Under this new leadership, the Network will look to build upon the success and expand its reach to more cities in North America and beyond.

“As a national real estate owner and developer, Forest City sees the 2030 Districts Network as a great asset in helping us achieve our sustainability goals, aligning those objectives with municipal plans, and effectively communicating our efforts to stakeholders,” said Jill Ziegler, Forest City Realty Trust’s Director of Sustainability and Corporate Responsibility, and a new 2030 Districts Network board member. “We look forward to working with like-minded organizations within the 2030 Districts Network to share best practices and further sustainability efforts on a broader scale at all levels.”
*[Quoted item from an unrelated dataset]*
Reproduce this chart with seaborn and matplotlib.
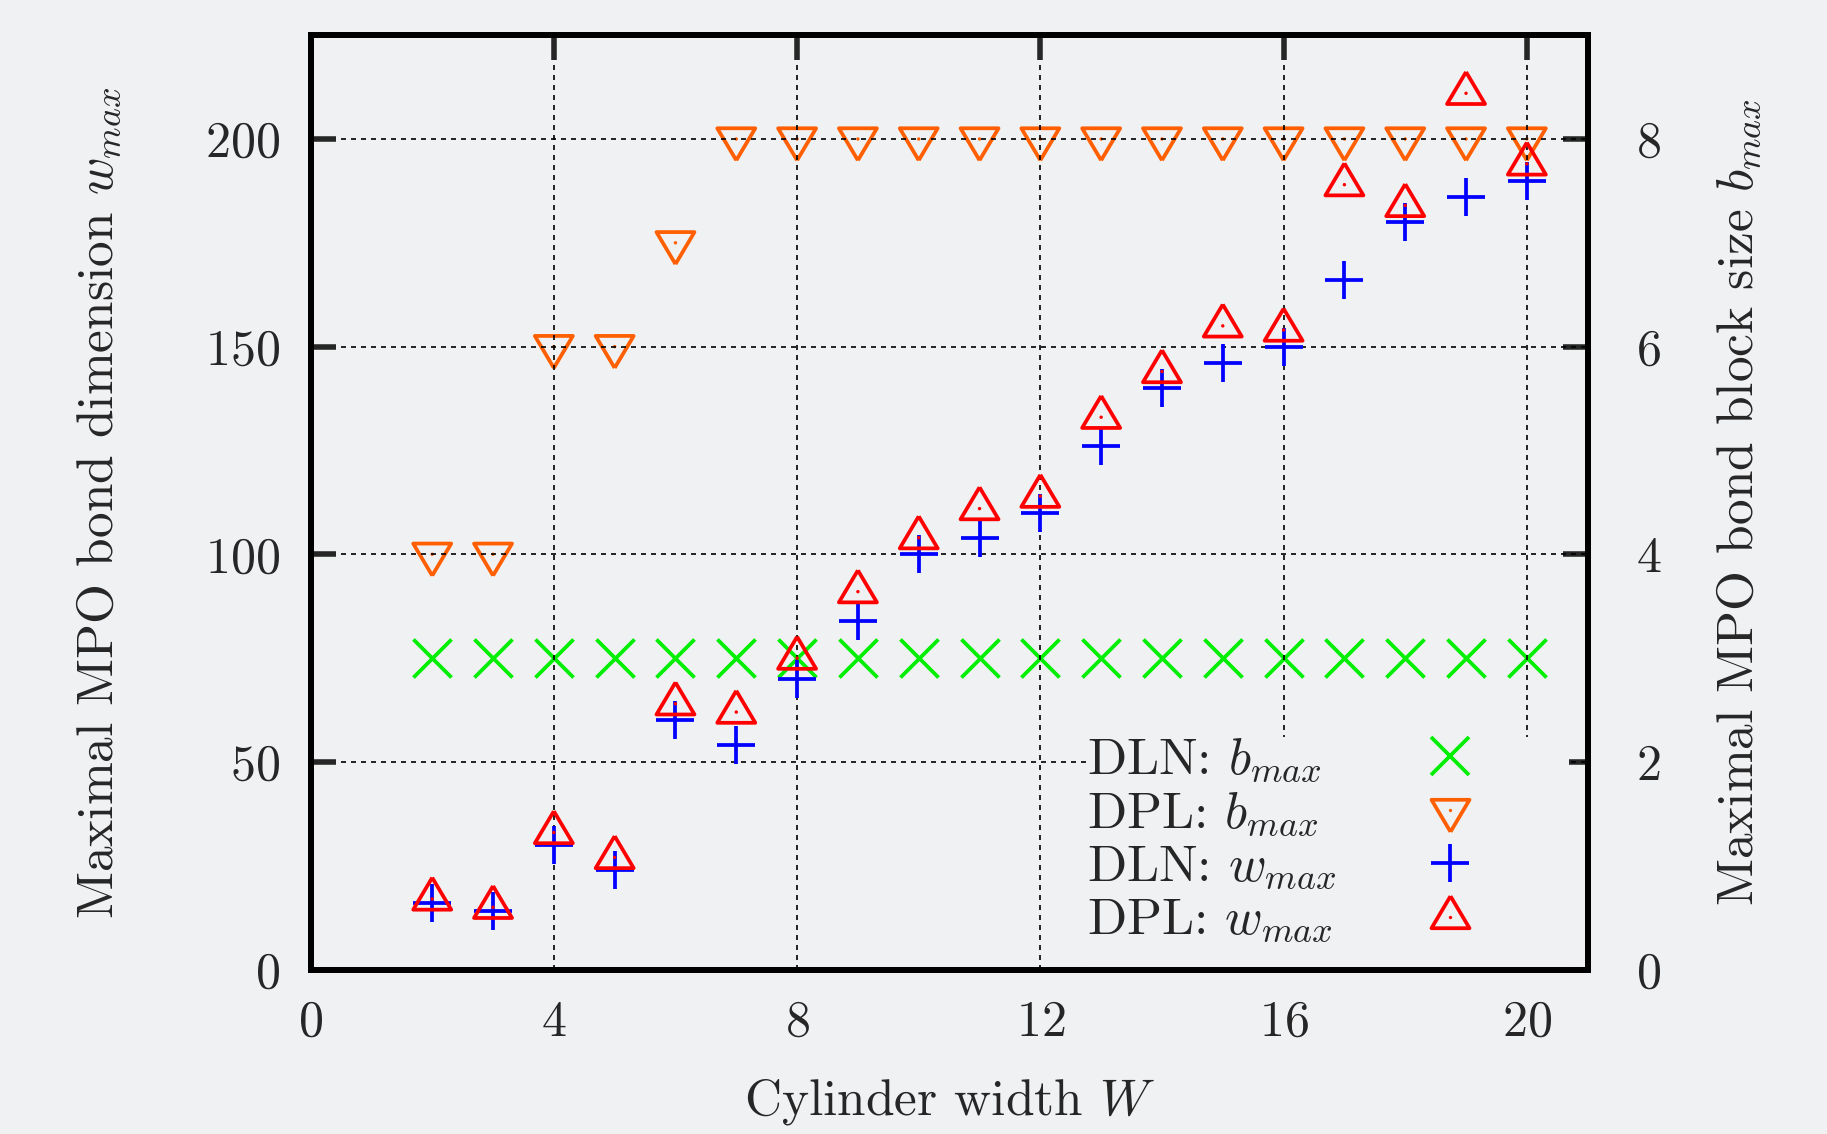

The majority of 2030 Districts are located in downtown commercial cores and city centers, which typically have the highest and most concentrated energy and environmental impact. There, the reduction of energy and water consumption, transportation emissions, and improved indoor air quality provides the additional benefit of increased competitiveness in the business environment and owner’s returns on investment. Several of the Districts that are vulnerable to environmental threats such as flooding also focus on community and economic resilience.

The Districts have an impact on raising awareness of climate change and mobilizing community action.  Several Districts have published annual reports documenting their successes and have been able to create meaningful and quantifiable strides to meeting their goals.

The Pittsburgh District member buildings were able to realize a 12.5% drop in energy consumption through the end of 2015 while the Stamford District member buildings saw a 6.2% reduction in energy consumption through 2015.  The entire Seattle District has seen a 10% reduction in energy consumption through 2015.

“Architecture 2030 is delighted to be handing over supervision of the 2030 Districts to their own free-standing organization. The Districts have been a great success, and we look forward to their continued growth and development, supported by the 2030 Districts Network.”